Adventures in Nib Grinding – Lessons Learned in The Pursuit of the XXF Needlepoint

I love extra fine pens. The finer the better! I absolutely adore my extra fine Pilot Penmanship (XXF by Western standards)  as it is incredibly comfortable to hold and lays down a very fine line. However, in the search of something finer, I have begun grinding my own nibs. It started with nib smoothing and grinding stubs, but now my quest for knowledge has turned to creating needle point nibs.

There are plenty of tutorials teaching how to grind stubs and how to smooth nibs, but the information gets a little… thin (my apologies) when it comes to grinding needle points. When I grind my needle points, I try my best to replicate few pictures of needle points I have found online and my Pilot Penmanship XF nib.  This post is a compilation of lessons learned so far and my current method of grinding a Western XXF. I won’t go so far to call it a tutorial quite yet as I think I have a lot of practice left before I would be so confident. However, I hope this article may provide a starting point for my fellow nib grinding novices!

Obligatory Warnings

1. I am a complete novice at nib grinding. The information contained in this article could be totally the wrong way of doing this. I have been doing this by trial and error. I do not claim to be any where near an expert at this topic. In fact, it might even be generous to call me a novice at nib grinding.
2. Practice nib grinding on nibs you are willing to destroy. Nib grinding most definitely voids all manufacturer warranty, so practicing on your antique pen handed down three generations is probably a bad idea. 

The Tools

For the main grind, I’ve been using a cheap knife grinding set I picked up at Canadian Tire. It contains a big coarse stone and a small Arkansas stone. I’ve been using water and ink to lubricate the stone as I don’t really know how well the honing oil the kit comes with reacts to fountain pen bodies and nibs. I keep some ink that I only use when grinding nibs in a sample vial because I don’t want to contaminate a bottle of ink with any metal shavings from the nib. Usually I just dip the nib and feed into the vial so I can see how the nib is coming along as I grind. I use a bit of 2000 grit automotive sand paper to floss the tines to smooth the inside of the tines, a trick I learned from watching John Mottishaw at work. Finally, I am using some 1 and .3 micron lapping film to do final smoothing.
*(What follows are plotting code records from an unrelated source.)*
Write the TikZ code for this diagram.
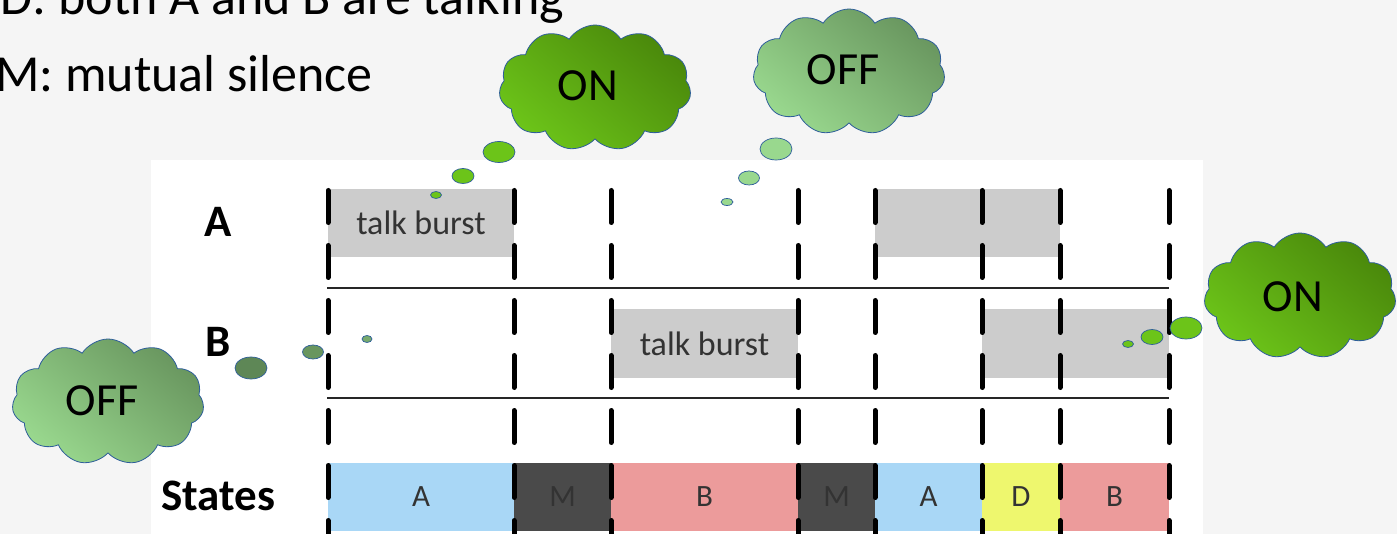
\documentclass[tikz,border=0pt]{standalone}
\usepackage{fontspec}
\setmainfont{Carlito}
\usetikzlibrary{shapes.symbols}

\definecolor{slide}{HTML}{F5F5F5}
\definecolor{burst}{HTML}{CCCCCC}
\definecolor{ink}{HTML}{333333}
\definecolor{stA}{HTML}{A9D7F6}
\definecolor{stM}{HTML}{4A4A4A}
\definecolor{stB}{HTML}{EC9B9B}
\definecolor{stD}{HTML}{EEF76E}
\definecolor{onLight}{HTML}{6CC419}
\definecolor{onDark}{HTML}{4A880B}
\definecolor{offLight}{HTML}{99D88E}
\definecolor{offDark}{HTML}{69965F}
\definecolor{rim}{HTML}{2E5E9A}

\begin{document}
\begin{tikzpicture}[x=1pt,y=-1pt,
  fs/.style={font=\fontsize{#1}{#1}\selectfont},
  % puff-shaped thought clouds
  cloudbox/.style={cloud, cloud puffs=11, cloud puff arc=115, cloud ignores aspect,
    draw=rim, line width=0.8pt, minimum width=#1, minimum height=126pt,
    inner sep=0pt},
  oncloud/.style={cloudbox=192pt, top color=onDark, bottom color=onLight, shading angle=-40},
  offcloud/.style={cloudbox=192pt, top color=offDark, bottom color=offLight, shading angle=-40},
  cloudtext/.style={fs=46, inner sep=0pt},
  onbubble/.style={fill=onLight, draw=rim, line width=0.7pt},
  offbubble/.style={fill=offLight, draw=rim, line width=0.7pt},
  % time line elements
  burstbox/.style={rectangle, fill=burst, minimum height=68pt, inner sep=0pt,
    text=ink, fs=34},
  statebox/.style={rectangle, fill=#1, minimum height=68pt, inner sep=0pt,
    text=ink, fs=31},
  rowlabel/.style={font=\bfseries\fontsize{45}{45}\selectfont, inner sep=0pt},
  boundary/.style={line width=5pt, line cap=round, dash pattern=on 32pt off 23pt},
  rowrule/.style={line width=2pt, draw=black!85},
]
\useasboundingbox (0,0) rectangle (1397,534);
\fill[slide] (0,0) rectangle (1397,534);
\fill[white] (151,160) rectangle (1203,534);

% bullet text
\node[fs=52, anchor=base east, inner sep=0pt] (bulletD) at (564,15) {D: both A and B are talking};
\node[fs=52, anchor=base east, inner sep=0pt] (bulletM) at (373,92) {M: mutual silence};

% talk bursts
\node[burstbox, minimum width=186pt] (burstA1) at (421,223) {talk burst};
\node[burstbox, minimum width=185pt] (burstA2) at (967.5,223) {};
\node[burstbox, minimum width=187pt] (burstB1) at (704.5,343.5) {talk burst};
\node[burstbox, minimum width=187pt] (burstB2) at (1075.5,343.5) {};

% states bar
\node[statebox=stA, minimum width=186pt] (s1) at (421,497) {A};
\node[statebox=stM, minimum width=97pt]  (s2) at (562.5,497) {M};
\node[statebox=stB, minimum width=187pt] (s3) at (704.5,497) {B};
\node[statebox=stM, minimum width=77pt]  (s4) at (836.5,497) {M};
\node[statebox=stA, minimum width=107pt] (s5) at (928.5,497) {A};
\node[statebox=stD, minimum width=78pt]  (s6) at (1021,497) {D};
\node[statebox=stB, minimum width=109pt] (s7) at (1114.5,497) {B};

% row labels
\node[rowlabel] (labA) at (218,222) {A};
\node[rowlabel] (labB) at (218,342) {B};
\node[rowlabel] (labS) at (218,496) {States};

% row separators
\draw[rowrule] (327,288) -- (1169,288);
\draw[rowrule] (327,398) -- (1169,398);

% dashed event boundaries
\foreach \t in {328,514,611,798,875,982,1060,1169}
  \draw[boundary] (\t,190.5) -- (\t,545);

% cloud: A turns ON
\node[oncloud] (cloudOnA) at (595,88) {};
\node[cloudtext] (txtOnA) at (588,86) {ON};
\fill[onbubble] (499,152) ellipse [x radius=16, y radius=10.5];
\fill[onbubble] (463,176) ellipse [x radius=11, y radius=7.5];
\fill[onbubble] (436,195) ellipse [x radius=5.5, y radius=3.5];

% cloud: A turns OFF
\node[offcloud] (cloudOffA) at (849,72) {};
\node[cloudtext] (txtOffA) at (843,70) {OFF};
\fill[offbubble] (776,149) ellipse [x radius=16, y radius=11];
\fill[offbubble] (749,178) ellipse [x radius=10.5, y radius=7];
\fill[offbubble] (727,202) ellipse [x radius=6, y radius=3.5];

% cloud: B is OFF
\node[offcloud] (cloudOffB) at (108,402) {};
\node[cloudtext] (txtOffB) at (102,401) {OFF};
\fill[offbubble, fill=offDark!90!black] (251,368) ellipse [x radius=16, y radius=11];
\fill[offbubble, fill=offDark] (313,352) ellipse [x radius=10.5, y radius=7];
\fill[offbubble, fill=offDark!70!offLight] (367,339) ellipse [x radius=5, y radius=3.5];

% cloud: B turns ON
\node[oncloud] (cloudOnB) at (1300,296) {};
\node[cloudtext] (txtOnB) at (1293,297) {ON};
\fill[onbubble] (1186,328) ellipse [x radius=16, y radius=11];
\fill[onbubble] (1152,337) ellipse [x radius=11, y radius=7.5];
\fill[onbubble] (1128,344) ellipse [x radius=5.5, y radius=3.5];
\end{tikzpicture}
\end{document}
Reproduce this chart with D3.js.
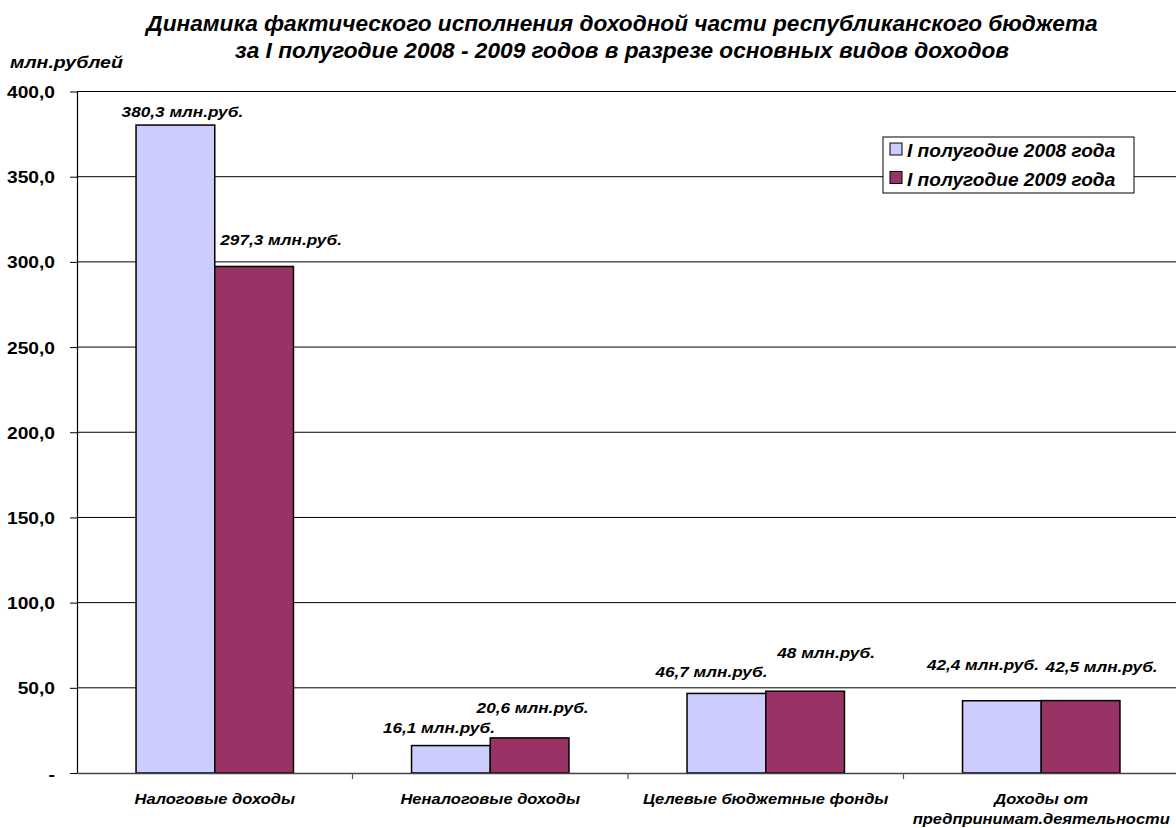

The Original Nib Shape Matters… a bit

I found some nibs are easier to grind into a needle point than others. I have been using Fountain Pen Revolution nibs for practice. I found the wider flare of the more expensive FPR Fine nibs were harder to grind down into the point I wanted. Surprisingly, I found the easiest to grind down into the right shape is the silver coloured $1.25 nibs. The angle is already very tight, so it was easier to grind the tipping at the right angle.

Positioning the Nib

I find keeping my fingers as close to the tipping as I dared gave me great control as I am trying to just grinding the tipping material. I can adjust the angle if need be, but so far I have been trying my best to grind the sides of the nib in as straight as possible. You can see a picture of how I did it below, just pardon the inky fingers.

Reminder: Go Slow

Since I use the grinding stones to do my grinding. I found the difference between a Western XXF and no tipping at all can be a couple of passes on the stone. I try to examine the nib with a loupe every 2-3 passes until I get a handle on how much material I am removing every pass. Every once in a while, I dip the nib and feed in ink and see how the line width is progressing. I go back to checking with a loupe after every pass or two once I get close to my desired line width.

What I’ve been Aiming for

Excuse my terrible  drawing skills, but I found grinding the tip into this shape worked the best for me. My photography skills extend only to cellphone photographer level, so I can’t provide any stunning macro shots. My finest grind so far is only a bit thicker than an .3mm Pilot Hi Tec C Coleto. For the best result, I had to grind the sides of the tipping and the bottom of the tipping, similar to how a stub nib is ground.

Things I’m Working On

I’m trying to improve the smoothing. Although a Western XXF will never be buttery smooth, my Japanese XF Penmanship nib is definitely smoother than my attempts so far. My most recent needle point attempt is the thinnest yet, but it has a bit of a noticeable catch on the side strokes that I can’t seem to get rid of. Since there is so little tipping left, I’m afraid to make any more changes to this nib.

I’m also trying to improve the flow of the nib. I think I may have to tune for flow and do some basic smoothing first then grind it down to a Western XXF.

Hopefully this has been helpful. If you have had some success at grinding Western XXF or Japanese XF nibs, I would happily take any advice you can give!